The National Highway Traffic Safety Administration said it has begun an investigation to determine whether General Motors (GM) acted promptly when it recalled more than 1.6 million vehicles this month.
On Feb. 13, the nation’s largest automaker announced a recall of nearly 779,000 Chevrolet Cobalt and Pontiac G5 compact cars from model years 2005 to 2007.
GM then expanded the recall on Tuesday to include the 2003 to 2007 Saturn Ion and the 2006 to 2007 Chevrolet HHR, Pontiac Solstice and Saturn Sky, adding 842,000 vehicles.
The two recalls total 1.37 million vehicles in the U.S. and 253,519 in Canada and Mexico. All of the vehicles involved are defunct models.
GM said it’s aware of 31 accidents and 13 front-seat fatalities. The issue was identified as a faulty ignition switch that may inadvertently turn from the “run” to “accessory” position, causing the vehicle to stall and cutting off power to safety systems like air bags.
Late Wednesday, NHTSA said it will investigate “whether GM properly followed the legal processes and requirements for reporting recalls.”
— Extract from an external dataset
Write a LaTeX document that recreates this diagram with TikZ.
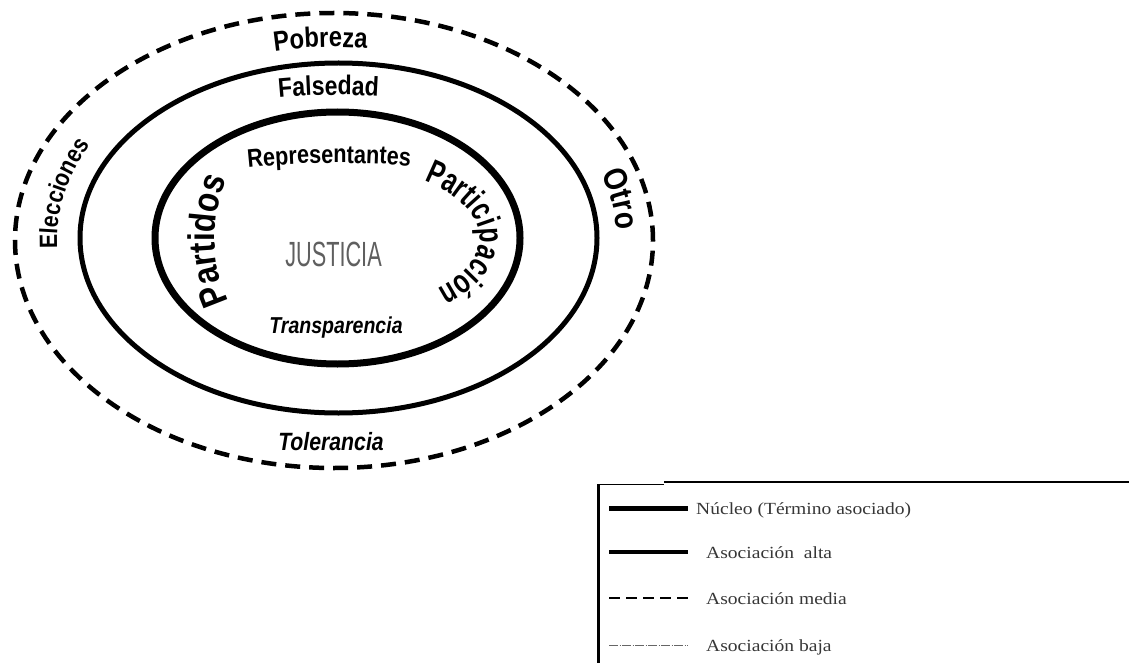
\documentclass[tikz,border=0pt]{standalone}
\usepackage{fontspec}
\usetikzlibrary{decorations.text}
\newfontfamily\ringfont[FakeStretch=0.85]{Liberation Sans}
\newfontfamily\ringnarrow[FakeStretch=0.72]{Liberation Sans}
\newfontfamily\justfont[FakeStretch=0.62]{Liberation Sans}
\newfontfamily\legfont[FakeStretch=1.15]{Liberation Serif}
\newcommand\fsPob{\ringfont\bfseries\fontsize{28}{28}\selectfont}
\newcommand\fsFal{\ringfont\bfseries\fontsize{27}{27}\selectfont}
\newcommand\fsRep{\ringfont\bfseries\fontsize{25.5}{25.5}\selectfont}
\newcommand\fsPar{\ringfont\bfseries\fontsize{37}{37}\selectfont}
\newcommand\fsPci{\ringnarrow\bfseries\fontsize{34}{34}\selectfont}
\newcommand\fsEle{\ringfont\bfseries\fontsize{25}{25}\selectfont}
\newcommand\fsOtr{\ringfont\bfseries\fontsize{33}{33}\selectfont}
\definecolor{justgray}{RGB}{95,95,95}
\definecolor{leggray}{RGB}{55,55,55}
\begin{document}
\begin{tikzpicture}[x=1pt,y=1pt,
  outerring/.style={draw=black,line width=4.5pt,dash pattern=on 15pt off 9pt},
  midring/.style={draw=black,line width=5pt},
  innerring/.style={draw=black,line width=7pt},
  legtext/.style={font=\legfont\fontsize{17}{17}\selectfont,text=leggray,inner sep=0pt,anchor=base west},
  slanttext/.style={inner sep=0pt,anchor=base}
]
\useasboundingbox (0,0) rectangle (1129,-663);
% rings
\coordinate (co) at (334,-240.5);
\coordinate (cm) at (338.5,-238);
\coordinate (ci) at (337.5,-238);
\draw[outerring] (co) ellipse [x radius=319pt, y radius=227.5pt];
\draw[midring] (cm) ellipse [x radius=258.5pt, y radius=175pt];
\draw[innerring] (ci) ellipse [x radius=182.5pt, y radius=126pt];
% outer band texts
\path[decorate,decoration={text along path,text align=center,text={|\fsPob|Pobreza}}]
  (334,-240) ++(130:280pt and 193pt) arc[start angle=130,end angle=56,x radius=280pt,y radius=193pt];
\path[decorate,decoration={text along path,text align=center,text={|\fsEle|Elecciones}}]
  (334,-240) ++(208.5:277pt and 200pt) arc[start angle=208.5,end angle=128.5,x radius=277pt,y radius=200pt];
\path[decorate,decoration={text along path,text align=center,text={|\fsOtr|Otro}}]
  (334,-240) ++(40:283pt and 203pt) arc[start angle=40,end angle=-20,x radius=283pt,y radius=203pt];
\node[slanttext,font=\ringfont\bfseries\itshape\fontsize{25}{25}\selectfont] (tol) at (331,-450) {Tolerancia};
% middle band
\path[decorate,decoration={text along path,text align=center,text={|\fsFal|Falsedad}}]
  (338,-238) ++(122:300pt and 143pt) arc[start angle=122,end angle=62,x radius=300pt,y radius=143pt];
% inner texts
\path[decorate,decoration={text along path,text align=center,text={|\fsRep|Representantes}}]
  (337.5,-238) ++(137.5:260pt and 75pt) arc[start angle=137.5,end angle=47.5,x radius=260pt,y radius=75pt];
\path[decorate,decoration={text along path,text align=center,text={|\fsPar|Partidos}}]
  (337.5,-238) ++(241:123pt and 135pt) arc[start angle=241,end angle=121,x radius=123pt,y radius=135pt];
\path[decorate,decoration={text along path,text align=center,text={|\fsPci|Participación}}]
  (337.5,-238) ++(93:142pt and 72pt) arc[start angle=93,end angle=-87,x radius=142pt,y radius=72pt];
\node[slanttext,font=\ringfont\bfseries\itshape\fontsize{23}{23}\selectfont] (tra) at (336,-333) {Transparencia};
\node[inner sep=0pt,text=justgray,font=\justfont\fontsize{35}{35}\selectfont] (just) at (333.5,-254.5) {JUSTICIA};
% legend frame
\coordinate (f1) at (598,-484);
\coordinate (f2) at (664,-484);
\coordinate (f3) at (664,-482);
\coordinate (f4) at (1129,-482);
\coordinate (f5) at (598,-663);
\draw[line width=1pt] (f1) -- (f2);
\draw[line width=2pt] (f3) -- (f4);
\draw[line width=3pt] (f1) -- (f5);
% legend rows
\coordinate (a1) at (609,-508); \coordinate (b1) at (688,-508);
\coordinate (a2) at (609,-552); \coordinate (b2) at (688,-552);
\coordinate (a3) at (609,-598); \coordinate (b3) at (688,-598);
\coordinate (a4) at (609,-645); \coordinate (b4) at (688,-645);
\draw[line width=5pt] (a1) -- (b1);
\draw[line width=4pt] (a2) -- (b2);
\draw[line width=2.5pt,dash pattern=on 11pt off 6pt] (a3) -- (b3);
\draw[line width=1pt,draw=black!60,dash pattern=on 9pt off 1.5pt on 1pt off 1.5pt] (a4) -- (b4);
\node[legtext] (n1) at (696,-514) {Núcleo (Término asociado)};
\node[legtext] (n2) at (706,-558) {Asociación\ \ alta};
\node[legtext] (n3) at (706,-604) {Asociación media};
\node[legtext] (n4) at (706,-651) {Asociación baja};
\end{tikzpicture}
\end{document}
Manufacturers are required to file a recall notice with the regulator no more than five days after discovering a safety defect. NHTSA can issue a maximum fine of $35 million for failing to meet the requirement.
“We deeply regret the events that led to the recall and this investigation. As our detailed chronology indicates, we intend to fully cooperate with NHTSA and we welcome the opportunity to help the agency have a full understanding of the facts,” GM said in a statement.
The Detroit-based company also stressed its commitment to “learning from the past while embracing the highest standards now and in the future.”
According to a chronology of events GM filed with NHTSA, the company was aware of a potential issue as early as 2004, when a company engineer experienced the problem during the Cobalt’s testing phase. A year later, GM updated a bulletin sent to dealers, adding the other models to a list of potentially affected vehicles.
In 2007, GM was told by federal safety officials that a fatal crash involved a 2005 Cobalt with an ignition switch that malfunctioned. GM then began looking into Cobalt accidents where the air bags failed to deploy. In 2013, GM found the original switch wasn’t made properly.
“The chronology shows that the process employed to examine this phenomenon was not as robust as it should have been,” GM North America President Alan Batey said Tuesday. “Today’s GM is committed to doing business differently and better.”
GM said it will notify owners of the affected vehicles and replace the ignition switch free of charge. The company hasn’t provided a notification schedule yet.
NHTSA and GM are telling owners to remove any other items from their vehicle’s key ring, as heavy key rings could cause the ignition switch to change positions.
Shares of GM fell 1.5% to $36.28 late Thursday morning.